It’s one thing for those outside the organization to cite the dysfunction within the Washington Commanders. It’s quite another when someone pulls back the curtain on the dysfunction.
Alex Smith was with Washington for three seasons, from 2018-20, when the team went 17-31 and made one postseason appearance.
“It’s tough. I think you’ve got to try to eliminate the noise there. There’s a lot of noise,” Smith said on The Rich Eisen Show this week when asked what advice he would give Carson Wentz. “There’s a lot of distractions — that entire organization, everything surrounding it — and, obviously, deservedly. It’s been flawed the last 20 years. There’s a lot of stuff going on there, a lot of distractions, and it makes it difficult to kind of focus in on the football.”
This is nothing new.
Dan Synder, 57, bought the team in May 1999. Since then, the Commanders are 156-212-1 in the regular season and 2-6 in the postseason with five winning seasons and six postseason appearances. Washington last won the Super Bowl in 1991.
Eisen asked Smith whether everything that happens within the organization affects the team on the field.

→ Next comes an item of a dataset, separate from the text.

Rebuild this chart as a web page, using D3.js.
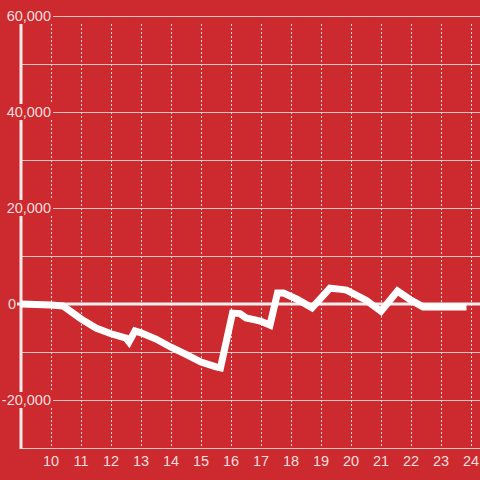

“How could it not?” Smith asked. “All the stuff there with just the entire organization from ownership down, head coaching and G.M., there’s been historically a lot of drama there. It’s a big market, obviously, the capital and a lot going on, and that organization is a really storied franchise and there’s a lot of turmoil and a lot of distractions.

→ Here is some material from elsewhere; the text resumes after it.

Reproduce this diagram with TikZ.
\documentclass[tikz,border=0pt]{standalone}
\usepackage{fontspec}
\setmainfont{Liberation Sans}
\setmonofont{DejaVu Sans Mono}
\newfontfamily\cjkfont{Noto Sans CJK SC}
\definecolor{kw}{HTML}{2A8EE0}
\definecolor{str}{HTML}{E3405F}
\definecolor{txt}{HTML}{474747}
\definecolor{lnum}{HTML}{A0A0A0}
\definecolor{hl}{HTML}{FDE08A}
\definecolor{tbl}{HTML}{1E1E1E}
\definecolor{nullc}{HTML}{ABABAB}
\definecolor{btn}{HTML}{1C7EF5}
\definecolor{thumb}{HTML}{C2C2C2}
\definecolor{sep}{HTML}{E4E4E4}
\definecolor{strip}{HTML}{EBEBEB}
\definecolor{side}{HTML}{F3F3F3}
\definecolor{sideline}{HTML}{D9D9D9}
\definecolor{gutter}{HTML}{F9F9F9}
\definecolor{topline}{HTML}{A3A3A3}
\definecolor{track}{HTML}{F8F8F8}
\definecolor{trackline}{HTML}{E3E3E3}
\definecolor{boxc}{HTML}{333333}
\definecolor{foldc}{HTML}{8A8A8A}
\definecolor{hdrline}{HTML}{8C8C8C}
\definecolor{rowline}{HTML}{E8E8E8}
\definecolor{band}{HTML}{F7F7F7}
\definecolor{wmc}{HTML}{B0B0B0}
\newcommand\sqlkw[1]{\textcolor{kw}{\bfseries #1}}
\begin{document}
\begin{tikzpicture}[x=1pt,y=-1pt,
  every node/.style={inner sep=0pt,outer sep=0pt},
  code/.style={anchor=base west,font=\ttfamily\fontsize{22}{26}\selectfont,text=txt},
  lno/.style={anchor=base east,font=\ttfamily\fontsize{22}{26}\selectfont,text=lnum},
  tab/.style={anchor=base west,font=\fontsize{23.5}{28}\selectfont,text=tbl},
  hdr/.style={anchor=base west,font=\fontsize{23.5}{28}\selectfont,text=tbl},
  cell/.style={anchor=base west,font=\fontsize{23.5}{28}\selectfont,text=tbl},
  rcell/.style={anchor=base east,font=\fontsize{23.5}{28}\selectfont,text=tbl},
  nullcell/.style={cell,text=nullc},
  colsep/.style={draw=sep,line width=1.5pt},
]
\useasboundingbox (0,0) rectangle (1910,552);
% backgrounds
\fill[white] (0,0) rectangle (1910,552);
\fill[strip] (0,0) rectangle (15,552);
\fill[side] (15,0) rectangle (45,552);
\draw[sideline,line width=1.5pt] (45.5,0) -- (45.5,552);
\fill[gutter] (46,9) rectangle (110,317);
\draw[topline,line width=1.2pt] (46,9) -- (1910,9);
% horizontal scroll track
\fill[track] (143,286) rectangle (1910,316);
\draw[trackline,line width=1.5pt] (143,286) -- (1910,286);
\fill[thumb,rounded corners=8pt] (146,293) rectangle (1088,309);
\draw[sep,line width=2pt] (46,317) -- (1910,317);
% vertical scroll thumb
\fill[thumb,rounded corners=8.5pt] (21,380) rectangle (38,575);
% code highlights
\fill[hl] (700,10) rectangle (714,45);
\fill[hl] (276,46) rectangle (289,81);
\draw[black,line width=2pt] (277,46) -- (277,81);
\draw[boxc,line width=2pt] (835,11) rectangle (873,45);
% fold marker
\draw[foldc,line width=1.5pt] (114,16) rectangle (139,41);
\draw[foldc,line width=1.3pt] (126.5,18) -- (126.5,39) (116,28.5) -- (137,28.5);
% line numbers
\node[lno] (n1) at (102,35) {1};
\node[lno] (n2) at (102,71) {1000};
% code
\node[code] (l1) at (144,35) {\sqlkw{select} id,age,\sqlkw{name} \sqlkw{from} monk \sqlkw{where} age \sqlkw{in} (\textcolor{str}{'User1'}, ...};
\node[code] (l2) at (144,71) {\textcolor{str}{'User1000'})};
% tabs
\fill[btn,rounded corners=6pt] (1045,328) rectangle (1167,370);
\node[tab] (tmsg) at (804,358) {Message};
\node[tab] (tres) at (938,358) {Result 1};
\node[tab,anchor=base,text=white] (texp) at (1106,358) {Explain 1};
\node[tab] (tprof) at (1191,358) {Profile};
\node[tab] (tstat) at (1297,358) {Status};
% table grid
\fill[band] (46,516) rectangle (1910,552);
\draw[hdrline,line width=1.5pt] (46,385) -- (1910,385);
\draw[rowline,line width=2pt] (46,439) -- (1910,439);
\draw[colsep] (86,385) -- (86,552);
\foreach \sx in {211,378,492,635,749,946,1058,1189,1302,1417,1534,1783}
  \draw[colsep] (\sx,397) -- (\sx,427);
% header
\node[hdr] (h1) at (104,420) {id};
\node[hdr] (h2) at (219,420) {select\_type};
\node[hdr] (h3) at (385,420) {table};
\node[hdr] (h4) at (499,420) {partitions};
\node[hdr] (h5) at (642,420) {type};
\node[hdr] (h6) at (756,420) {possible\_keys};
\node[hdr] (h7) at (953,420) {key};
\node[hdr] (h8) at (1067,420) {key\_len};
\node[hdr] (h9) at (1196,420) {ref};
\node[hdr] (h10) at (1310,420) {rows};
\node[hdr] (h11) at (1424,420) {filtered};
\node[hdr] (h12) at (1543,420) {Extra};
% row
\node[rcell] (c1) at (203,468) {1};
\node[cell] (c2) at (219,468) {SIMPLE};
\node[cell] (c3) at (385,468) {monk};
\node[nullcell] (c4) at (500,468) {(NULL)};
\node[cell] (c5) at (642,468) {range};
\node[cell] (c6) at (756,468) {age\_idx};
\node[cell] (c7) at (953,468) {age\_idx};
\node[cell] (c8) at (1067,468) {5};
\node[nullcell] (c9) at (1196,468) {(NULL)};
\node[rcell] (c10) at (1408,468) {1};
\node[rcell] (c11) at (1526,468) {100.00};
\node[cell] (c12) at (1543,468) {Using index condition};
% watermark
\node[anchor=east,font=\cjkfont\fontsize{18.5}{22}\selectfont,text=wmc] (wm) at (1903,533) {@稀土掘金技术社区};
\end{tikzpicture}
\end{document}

“So to say that the stuff going on in the building doesn’t infiltrate the locker room or out on the field would be crazy. That’s what happens everywhere. I think that’s what great organizations eliminate and the bad ones have a hard time with. All that noise creeps into the building. Yeah, it does. It does affect the product on the field.”
There is absolutely nothing anyone within the organization can say to refute what Smith said. The record speaks for itself.
Coach Ron Rivera, the best thing the organization has going for it, said at the owners meetings this week that he is “tired” of being an easy target but concedes “the only way to fix it is winning and that’s the truth.”